The file bqtrace.json contains the first 50 internal and external transactions of the contract, downloaded from Google BigQuery. The file chainsol.log is the log generated by chainsol.js while downloading and generating the test for the contract. The file mutasol.log is the log generated by mutasol.js while generating the mutants. The file truffle.log contains the log of running truffle test (output by the make.sh script).

6 Analysis

Please run the following script to perform a basic analysis:

$ bash diff_loop.sh

This script processes the data in all diractories named <contract>_<address>.dir. For each directory it should generate 50 files with the extension .diff, i.e. one per mutant. It echoes the name of the dirotories processed.

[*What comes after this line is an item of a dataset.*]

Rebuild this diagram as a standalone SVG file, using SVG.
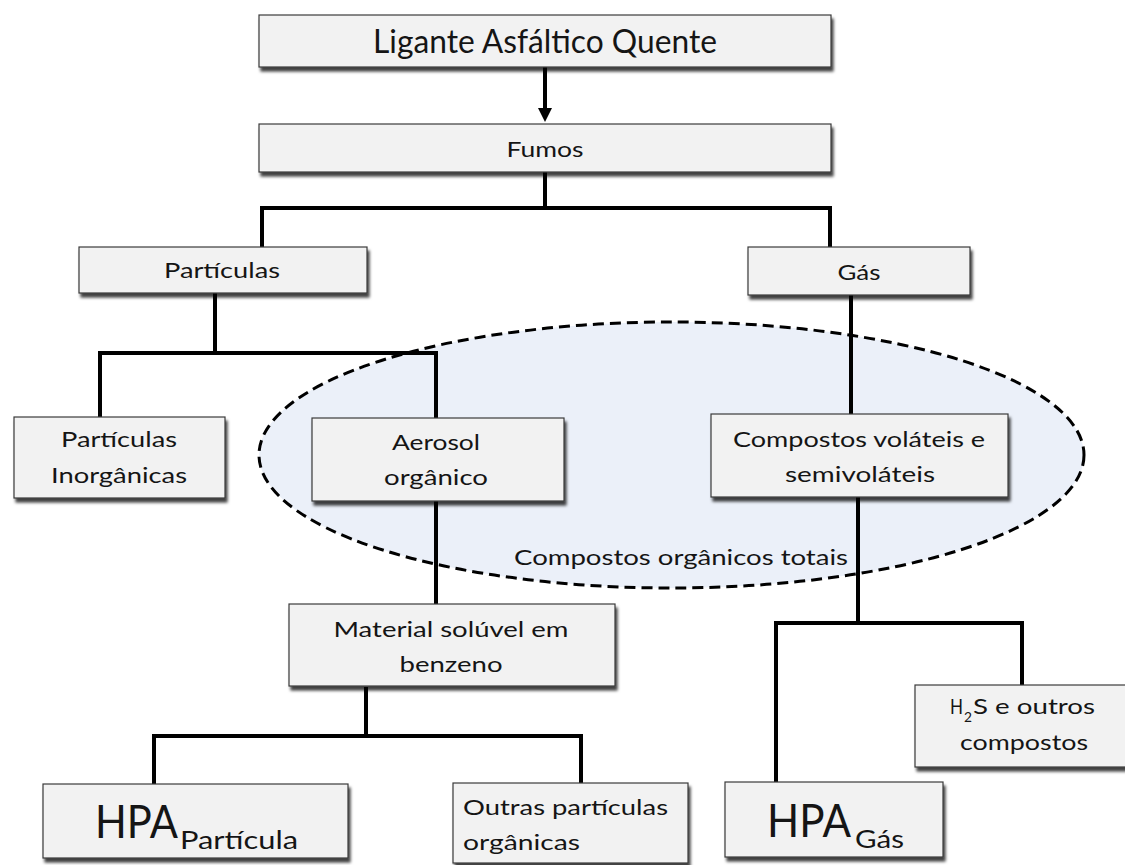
<svg xmlns="http://www.w3.org/2000/svg" width="1125" height="865" viewBox="0 0 1125 865">
<defs>
<filter id="sh" x="-10%" y="-20%" width="130%" height="160%">
<feDropShadow dx="2" dy="4" stdDeviation="1.8" flood-color="#000" flood-opacity="0.75"/>
</filter>
<marker id="ah" viewBox="0 0 14 14" refX="0" refY="7" markerWidth="14" markerHeight="14" markerUnits="userSpaceOnUse" orient="auto">
<path d="M0 0 L14 7 L0 14 Z" fill="#000"/>
</marker>
</defs>
<style>
.box{fill:#f2f2f2;stroke:#3a3a3a;stroke-width:1.2;filter:url(#sh)}
.t{font-family:Lato,"Open Sans","Liberation Sans",sans-serif;fill:#151515;text-anchor:middle;font-size:21px}
.s{text-anchor:start}
.c{fill:none;stroke:#000;stroke-width:4}
</style>
<rect width="1125" height="865" fill="#fff"/>
<g id="organicos">
<ellipse cx="671.5" cy="455" rx="412.5" ry="133" fill="#ebf0f9" stroke="#000" stroke-width="3" stroke-dasharray="11 6"/>
<text class="t" x="681" y="565" textLength="334" lengthAdjust="spacingAndGlyphs">Compostos orgânicos totais</text>
</g>
<g id="connectors">
<path class="c" d="M545 67 V108" marker-end="url(#ah)"/>
<path class="c" d="M545 172 V208 M262 247 V208 H830 V247"/>
<path class="c" d="M215 293 V353 M100 417 V353 H436 V418"/>
<path class="c" d="M851 295 V414"/>
<path class="c" d="M436 501 V604"/>
<path class="c" d="M858 497 V623 M776 782 V623 H1022 V685"/>
<path class="c" d="M366 687 V736 M154 784 V736 H581 V783"/>
</g>
<g id="ligante">
<rect class="box" x="259" y="15" width="572" height="52"/>
<text class="t" x="545" y="53" style="font-size:33px" textLength="344" lengthAdjust="spacingAndGlyphs">Ligante Asfáltico Quente</text>
</g>
<g id="fumos">
<rect class="box" x="259" y="124" width="572" height="48"/>
<text class="t" x="545" y="157" textLength="77" lengthAdjust="spacingAndGlyphs">Fumos</text>
</g>
<g id="particulas">
<rect class="box" x="79" y="247" width="288" height="46"/>
<text class="t" x="222" y="278" textLength="116" lengthAdjust="spacingAndGlyphs">Partículas</text>
</g>
<g id="gas">
<rect class="box" x="748" y="247" width="222" height="48"/>
<text class="t" x="859" y="280" textLength="43" lengthAdjust="spacingAndGlyphs">Gás</text>
</g>
<g id="inorganicas">
<rect class="box" x="14" y="417" width="211" height="81"/>
<text class="t" x="119" y="447" textLength="116" lengthAdjust="spacingAndGlyphs">Partículas</text>
<text class="t" x="119" y="483" textLength="136" lengthAdjust="spacingAndGlyphs">Inorgânicas</text>
</g>
<g id="aerosol">
<rect class="box" x="312" y="418" width="252" height="83"/>
<text class="t" x="436" y="450" textLength="88" lengthAdjust="spacingAndGlyphs">Aerosol</text>
<text class="t" x="436" y="485" textLength="104" lengthAdjust="spacingAndGlyphs">orgânico</text>
</g>
<g id="volateis">
<rect class="box" x="711" y="414" width="297" height="83"/>
<text class="t" x="859" y="447" textLength="252" lengthAdjust="spacingAndGlyphs">Compostos voláteis e</text>
<text class="t" x="860" y="482" textLength="150" lengthAdjust="spacingAndGlyphs">semivoláteis</text>
</g>
<g id="material">
<rect class="box" x="289" y="604" width="326" height="82"/>
<text class="t" x="451" y="637" textLength="235" lengthAdjust="spacingAndGlyphs">Material solúvel em</text>
<text class="t" x="451" y="672" textLength="103" lengthAdjust="spacingAndGlyphs">benzeno</text>
</g>
<g id="h2s">
<rect class="box" x="915" y="685" width="215" height="82"/>
<text class="t s" x="950" y="714" textLength="13" lengthAdjust="spacingAndGlyphs">H</text>
<text class="t s" x="964" y="722" style="font-size:14px" textLength="8" lengthAdjust="spacingAndGlyphs">2</text>
<text class="t s" x="973" y="714" textLength="122" lengthAdjust="spacingAndGlyphs">S e outros</text>
<text class="t" x="1024" y="750" textLength="128" lengthAdjust="spacingAndGlyphs">compostos</text>
</g>
<g id="hpa-particula">
<rect class="box" x="43" y="784" width="305" height="74"/>
<text class="t s" x="95" y="838" style="font-size:46px" textLength="83" lengthAdjust="spacingAndGlyphs">HPA</text>
<text class="t s" x="180" y="849" style="font-size:25px" textLength="118" lengthAdjust="spacingAndGlyphs">Partícula</text>
</g>
<g id="outras">
<rect class="box" x="453" y="783" width="235" height="80"/>
<text class="t s" x="463" y="815" textLength="205" lengthAdjust="spacingAndGlyphs">Outras partículas</text>
<text class="t s" x="463" y="850" textLength="117" lengthAdjust="spacingAndGlyphs">orgânicas</text>
</g>
<g id="hpa-gas">
<rect class="box" x="725" y="782" width="218" height="75"/>
<text class="t s" x="767" y="837" style="font-size:46px" textLength="84" lengthAdjust="spacingAndGlyphs">HPA</text>
<text class="t s" x="855" y="848" style="font-size:25px" textLength="49" lengthAdjust="spacingAndGlyphs">Gás</text>
</g>
</svg>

6.1 The output of the basic analysis explained

The files with a .diff extension provide a basic analysis of the differences between the outputs of the original contract and a specific mutant. For example, the first part of the .diff file for mutant 25 shows the textual change of the mutant.

Mutation:
+ diff contracts/Vitaluck.sol.original contracts/Vitaluck.sol_25.mut
149c149
<             if(_finalRandomNumber >= 900) {
---
>             if(_finalRandomNumber >=  /*mutation*/ 1 /*noitatum*/ ) {

The second part shows the number of lines in the output of seven diff commands, one per type of output.

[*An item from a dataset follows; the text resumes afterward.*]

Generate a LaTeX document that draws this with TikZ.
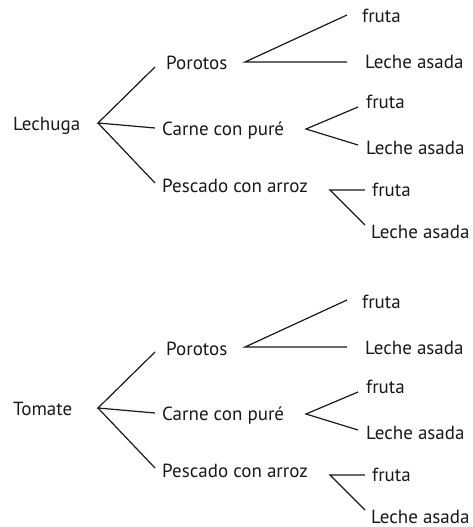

The example below shows that the given mutant is killed by differences in event outputs (the line with eventResult has a non-zero value) and by differences in method outputs (see the line with methodResult).

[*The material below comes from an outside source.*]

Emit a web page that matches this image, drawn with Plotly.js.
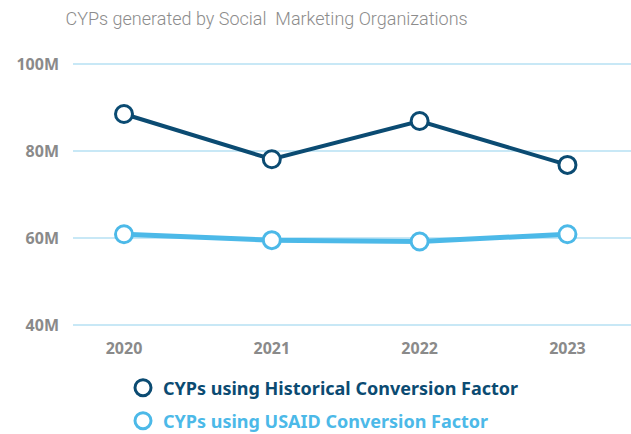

• There are no differences in the transaction status (the line with txResult has a 0 value).
• The lines with fromBalance and toBalance are not used.
• There are differences in gas consumption between the original and the mutant (see the line with txGasUsed). This means that the original and the mutant do not consume exactly the same amount of gas. However, this does not mean that the mutant is also killed by the gas limit criterion. Instead, the calculation is done in the advanced analysis of differences.
• There are no differences in the time stamps of the blocks (see the line txTime). Even if there are differences, this does not mean that the transactions in the mutant and the original execute at different times. Instead, the differences are due to the fact that the time stamps of the first 3 blocks, which are created before the contract is deployed.

Killed:
   38 /tmp/Diff_91970/Vitaluck.sol_25.log.eventResult.diff
   56 /tmp/Diff_91970/Vitaluck.sol_25.log.fromBalance.diff
  244 /tmp/Diff_91970/Vitaluck.sol_25.log.methodResult.diff
   38 /tmp/Diff_91970/Vitaluck.sol_25.log.toBalance.diff
   56 /tmp/Diff_91970/Vitaluck.sol_25.log.txGasUsed.diff
    0 /tmp/Diff_91970/Vitaluck.sol_25.log.txResult.diff
    0 /tmp/Diff_91970/Vitaluck.sol_25.log.txTime.diff
  432 total

6.2 Advanced analysis

The advanced analysis scripts are not included in the replication package because we were unable to make them sufficiently robust in the time we had available. Instead we have included the outputs of the scripts in the replication package. These are:

kill_detail_TxEvMethLimit.csv
kill_summary_000_1120.csv

The data file kill_summary_000_1120.csv contains many columns, of which the following are the most relevant:

• run indicates the killing decision, which can be Limit, TxEvMeth, or TxEvMethLimit.
• maxTx indicates the number of the current transaction, where Tx 0 is the deployment transaction.
• name is the name of the contract (disambiguated).
• address is the address of the contract on the Ethereum blockchain.
• SLOC is the number of source lines of the contract.
• transactions indicates how many transactions were made against the contract on 1 Jan 2019.
• ether is the amount of Ether stored in the contract on 1 Jan 2019.
• version is the compiler version (from the pragma in the course code).
• registration_date is the date at which the contract was registered as a verified smart contract on Etherscan.
• methodCnt is the number of different pure methods in the source code of the mutant.
• instructionCnt is the number of instructions in the byte code of the compiled mutant.
• executionCnt is the number of bytecodes of the mutant that have been executed.
• compFailCnt is the number of still born mutants for the contract.
• mutNotEqCnt is the number of trivially non-equivalent mutants of the contract.
• killCnt is the number of mutants killed.

The data file kill_detail_TxEvMethLimit.csv contains 10 columns, of which the following are most relevant:

• mutant indicates the mutant number.
• operator indicates which mutation operator was applied.
• status indicates whether the test was killed by the mutant before the manual analysis.

kill_detail.pdf
kill_summary.pdf

The file kill_summary.pdf shows on page 6 how Figure 1 from the paper was generated by SPSS from the data file kill_summary_000_1120.csv.

The file kill_detail.pdf shows on page 12-14 how Table 3 from the paper was generated from the data file kill_detail_TxEvMethLimit.csv. The two PDFs also show many of the descriptive statistics and rank correlations that have been used in the paper.

6.3 Manually analysing the stratified sample

The results of manually analysing the five contracts from the stratified sample of Table 4 are included in five different .csv files:

DBToken_5287BE.csv
MultiSigWallet_fbd121.csv
NumberBoard_9E7505.csv
casinoProxy_c0b022.csv
mall_7f683d.csv

Each of these .csv files contains 10 columns, of which the following are most relevant.

• mutant indicates the mutant number.
• operator indicates which mutation operator was applied.
• status indicates whether the test was killed by the mutant before the manual analysis.
• notes indicates what needs to be done to make the mutant killable.
• details indicates how the test could be updated. Note that we have not actually updated any tests, nor have we executed new tests.